Luego, la trasladaron a la cárcel de Ayacucho. El área de trabajo de confecciones de ese penal está en una caseta prefabricada que se inunda cuando llueve. Por lo menos, allí no hay hacinamiento extremo, como en el sector de varones.
Luna, a diferencia de otros burriers, cursaba el tercer ciclo de Derecho en la Universidad Católica Los Ángeles de Chimbote, sede Huamanga. La propuesta de hacer el pase se la plantearon en una discoteca de la capital ayacuchana.
Lo de Culebra fue distinto. Se quedó dormido mientras transportaba siete kilos de cocaína en una camioneta: “Soñé con agua empozada y me comencé a sentir mal. Al rato, caí”. Le dieron seis años y ocho meses de condena, al igual que a Lucho, quien dice que había una nube negra que le tapaba el camino en sus sueños.
-Yo no soñé —dice Suqta Qucha (29), cuyo seudónimo coincide con el nombre de la laguna donde fue capturado—, pero cuando estaba empacando mis cosas se cerró la puerta y pensé “¿Y si me pasa algo estaré encerrado así?”. Ya preso, en el penal de Andahuaylas, soñaba que cazaba venados, pero no los atrapaba.
-Llegas y no tienes nada. Duermes en un colchón que parece lengua de gato en una celda para diez personas en la que duermen hasta 22 adentro, como animal, amontonados; buscando un espacio para dormir y acomodarte donde se pueda.
¿Y las demás condiciones?
-Pésimas. En alimentación, todo demasiado condimentado, con harto colorante y aceite pasado. Fríen el pescado y ese mismo aceite lo usan al día siguiente para aderezar la comida. Por eso allí adentro da gastritis, úlceras.
Lucho afirma que pudo completar el quinto de media en prisión. El resto no. La mayoría de procesados por narcotráfico ni siquiera ha terminado la secundaria. En el VRAEM, solo un 6% obtiene un título universitario. Por lo general, a través del programa Beca 18. Y lo cierto es que la economía es tan cocacentrista que los estudios, superiores o no, se perciben como irrelevantes.

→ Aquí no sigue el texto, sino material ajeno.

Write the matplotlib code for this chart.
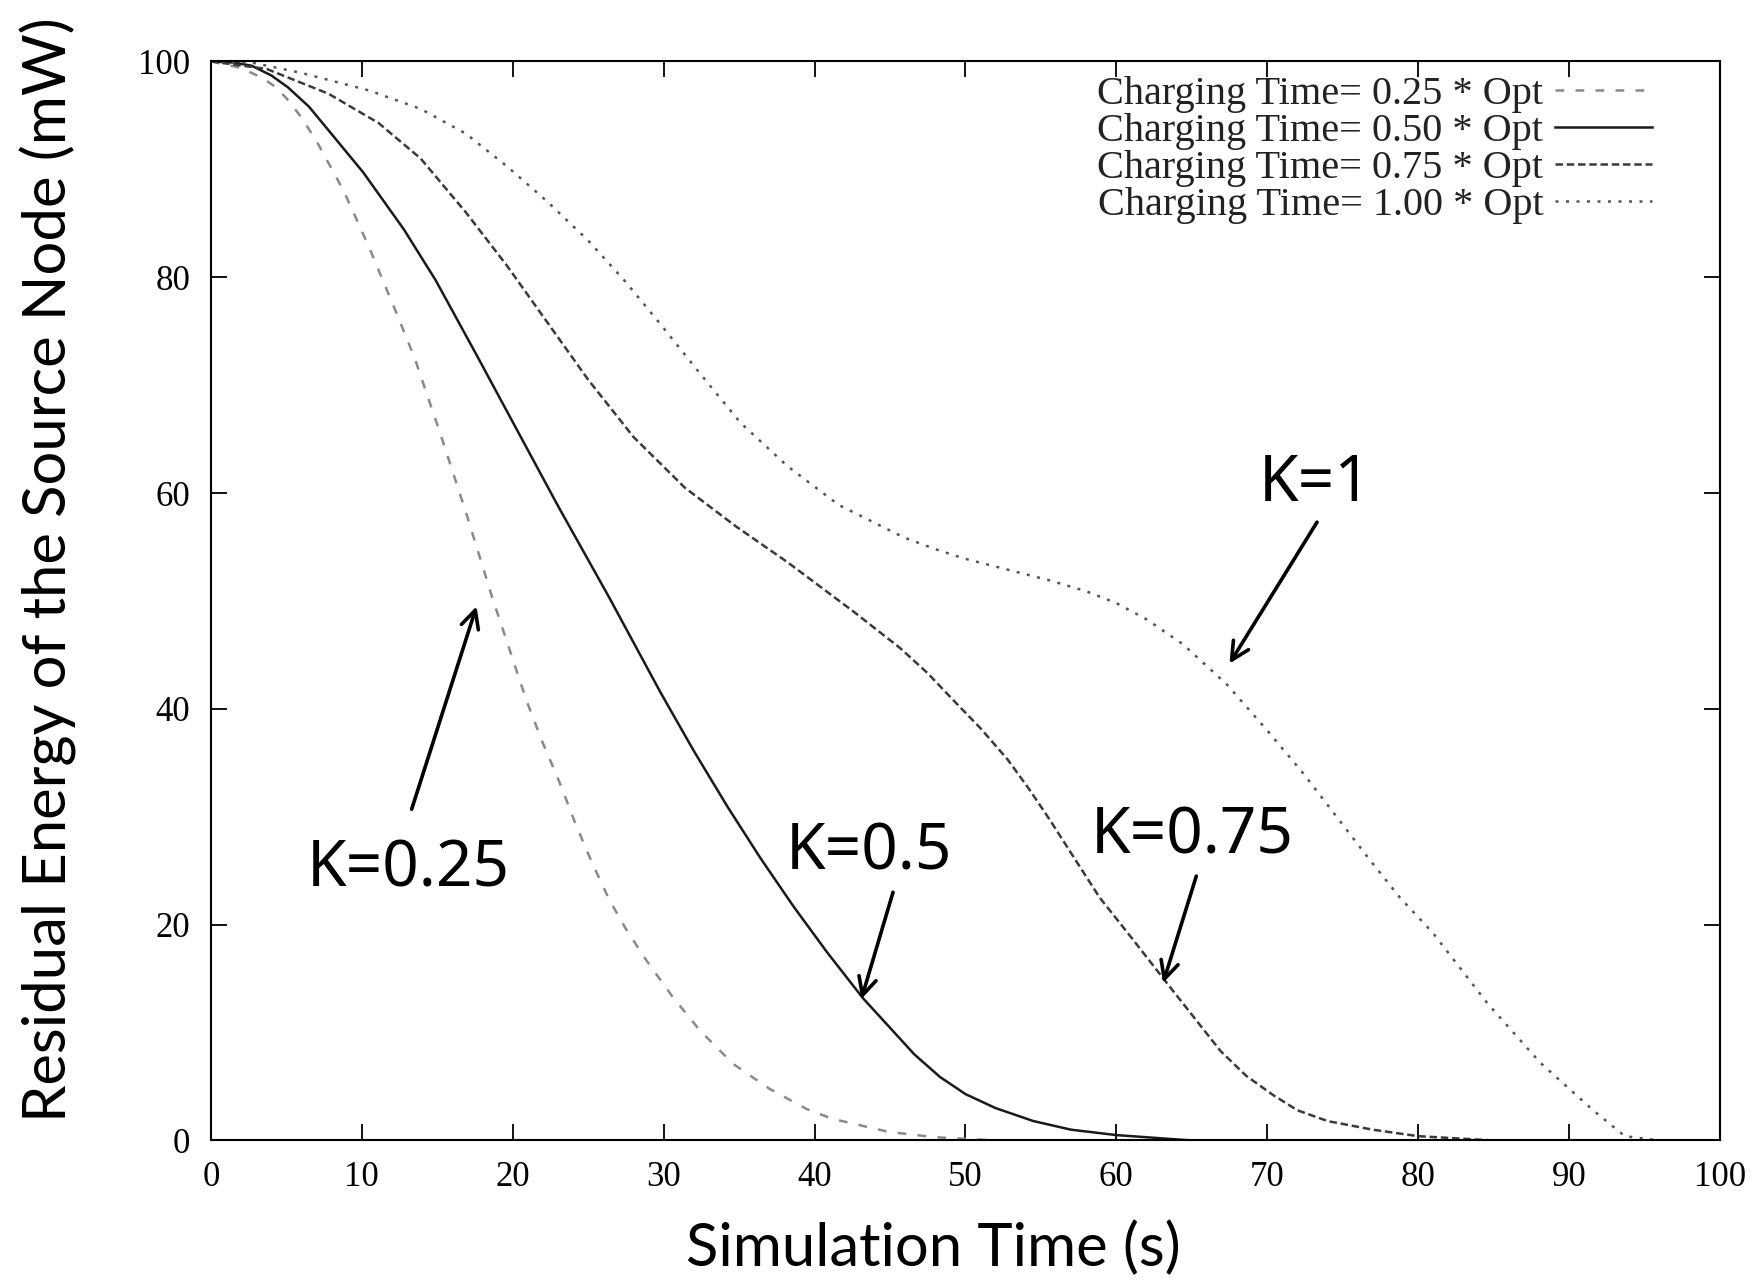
# Residual energy of the source node vs simulation time, for four charging times.
import matplotlib
matplotlib.use("Agg")
import matplotlib.pyplot as plt

# values (time in s, energy in mW)
t_025 = [0, 2, 3.5, 4.2, 5, 6, 7, 8.8, 10.5, 12.2, 13.5, 15.2, 16.9, 18.6, 20.9, 22.0, 23.1, 24.2,
         25.3, 26.4, 27.5, 28.9, 30.6, 32.4, 34.6, 37.0, 39.5, 41.2, 44.9, 48, 52, 96]
e_025 = [100, 99.4, 98.4, 97.7, 96.6, 94.8, 92.6, 88.0, 82.7, 77.0, 72.5, 65.5, 58.2, 50.5, 40.8, 36.8, 33.2, 29.2,
         25.6, 22.3, 19.6, 16.6, 13.3, 10.2, 7.1, 4.8, 2.9, 2.0, 0.8, 0.3, 0, 0]

t_050 = [0, 1.5, 2.7, 4, 5.1, 6.5, 7.8, 10.1, 12.8, 14.9, 17.6, 20.3, 23.0, 26.4, 29.8, 32.0, 34.2, 36.4,
         38.6, 40.8, 43.2, 46.6, 48.3, 50, 52, 54.5, 57, 60, 65, 96]
e_050 = [100, 99.9, 99.6, 98.7, 97.6, 95.8, 93.6, 89.7, 84.4, 79.7, 72.8, 65.8, 58.8, 50.3, 41.5, 36.1, 31.0, 26.2,
         21.7, 17.5, 13.2, 8.0, 5.9, 4.3, 3.0, 1.8, 1.0, 0.5, 0, 0]

t_075 = [0, 3.7, 7.8, 11.1, 13.9, 16.9, 19.6, 22.3, 25.0, 28.0, 31.4, 34.8, 38.2, 42.6, 45.7, 47.5,
         49.2, 51, 52.8, 54.2, 55.6, 57.2, 58.9, 61, 63.4, 66.9, 68.6, 70.4, 72, 74.0, 77, 80, 85, 96]
e_075 = [100, 99.3, 97.0, 94.3, 91.0, 86.0, 81.1, 75.8, 70.5, 65.2, 60.5, 56.9, 53.6, 49.0, 45.6, 43.3,
         40.8, 38.2, 35.3, 32.6, 29.7, 26.2, 22.5, 18.8, 14.5, 8.3, 6.0, 4.2, 2.8, 1.8, 1.0, 0.4, 0, 0]

t_100 = [0, 2.7, 6.1, 10.5, 13.9, 16.9, 19.6, 22.3, 25.0, 27.4, 29.7, 32.4, 35.1, 38.2, 41.6,
         45.9, 48, 50, 55.6, 58, 60, 62, 64.4, 67.3, 70.0, 72.4, 74.6, 76.8, 78.8, 81.0, 84.6,
         88.1, 91.6, 93.7, 96]
e_100 = [100, 99.9, 98.9, 97.3, 95.6, 93.3, 90.3, 87.0, 83.4, 79.7, 75.8, 71.1, 66.5, 62.5, 58.9,
         55.9, 54.8, 53.9, 51.9, 50.9, 49.8, 48.3, 46.0, 42.3, 38.0, 34.0, 30.0, 26.0, 22.5, 19.2, 12.7,
         7.2, 2.8, 0.4, 0]

labels = ["Charging Time= 0.25 * Opt", "Charging Time= 0.50 * Opt",
          "Charging Time= 0.75 * Opt", "Charging Time= 1.00 * Opt"]

# curve annotations: text, text position, arrow start, arrow tip
notes = [
    ("K=0.25", (13.1, 23.5), (13.3, 30.7), (17.6, 49.5)),
    ("K=0.5", (43.6, 25.1), (45.2, 23.0), (43.1, 13.1)),
    ("K=0.75", (65.0, 26.6), (65.3, 24.5), (63.1, 14.6)),
    ("K=1", (73.2, 59.3), (73.3, 57.3), (67.5, 44.2)),
]

serif = "Liberation Serif"

fig = plt.figure(figsize=(17.64, 12.8), dpi=100)
ax = fig.add_axes([0.1196, 0.109, 0.8554, 0.843])

ax.plot(t_025, e_025, color="#8a8a8a", lw=1.8, dashes=(3.5, 4.5), label=labels[0])
ax.plot(t_050, e_050, color="#1a1a1a", lw=1.8, label=labels[1])
ax.plot(t_075, e_075, color="#3a3a3a", lw=1.8, dashes=(3, 1.5), label=labels[2])
ax.plot(t_100, e_100, color="#555555", lw=1.8, dashes=(1.2, 3), label=labels[3])

ax.set_xlim(0, 100)
ax.set_ylim(0, 100)
ax.set_xticks(range(0, 101, 10))
ax.set_yticks(range(0, 101, 20))
ax.tick_params(direction="in", length=11.5, width=1.3, top=True, right=True,
               labelsize=25, pad=15)
for lab in ax.get_xticklabels() + ax.get_yticklabels():
    lab.set_fontfamily(serif)
for sp in ax.spines.values():
    sp.set_linewidth(1.5)

leg = ax.legend(loc="upper right", bbox_to_anchor=(0.955, 0.987), frameon=False,
                markerfirst=False, handlelength=2.4, handletextpad=0.3,
                labelspacing=0.0, borderpad=0, borderaxespad=0,
                prop={"family": serif, "size": 29})
for txt in leg.get_texts():
    txt.set_color("#222222")

for text, tpos, start, tip in notes:
    ax.text(tpos[0], tpos[1], text, ha="center", va="baseline",
            fontsize=46, family="Noto Sans")
    ax.annotate("", xy=tip, xytext=start,
                arrowprops=dict(arrowstyle="->", lw=2.6, color="black",
                                mutation_scale=32, shrinkA=0, shrinkB=0))

fig.text(0.0275, 0.555, "Residual Energy of the Source Node (mW)", rotation=90,
         ha="center", va="center", fontsize=43, family="Lato")
fig.text(0.529, 0.025, "Simulation Time (s)", ha="center", va="center",
         fontsize=43, family="Lato")

fig.savefig("out.png", dpi=100)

El Halcón Andino, quien fue mochilero de droga y ahora es profesor en el distrito de Anchihuay, frente al río Apurímac, cuenta:
-Tengo un alumno que está en quinto y su sueño es comprarse una moto y hacer su propia familia, porque dice: “De nada me sirve, tantos primos que tengo que han terminado y han ido a Huamanga y ni siquiera ingresaron y, los que ingresaron, terminan y finalmente no tienen trabajo. Mejor voy a sembrar más coca”.
N de R. Esta investigación se hizo gracias al apoyo del Fondo para Investigaciones y Nuevas Narrativas sobre Drogas de la Fundación Gabo.
• Sentencia.
Los burriers y choferes que trasladan de 1 a 10 kilos de droga reciben una sentencia de 8-15 años de cárcel.
•Agravante. Si se les captura con más de 10 kilos de droga, o si en el hecho participan de 3 a más personas, la condena fluctúa entre 15 a 25 años de prisión.
• Procesos. Cada año, la Primera y Segunda Fiscalía Provincial Especializada en Delitos de Tráfico Ilícito de Drogas de Huamanga ve 700 casos nuevos.
• Producción El 43% de toda la producción nacional de hoja de coca sale del VRAEM. • Estudios Solo el 6% de los jóvenes del VRAEM estudia en la universidad y otro 7% lleva una carrera no universitaria.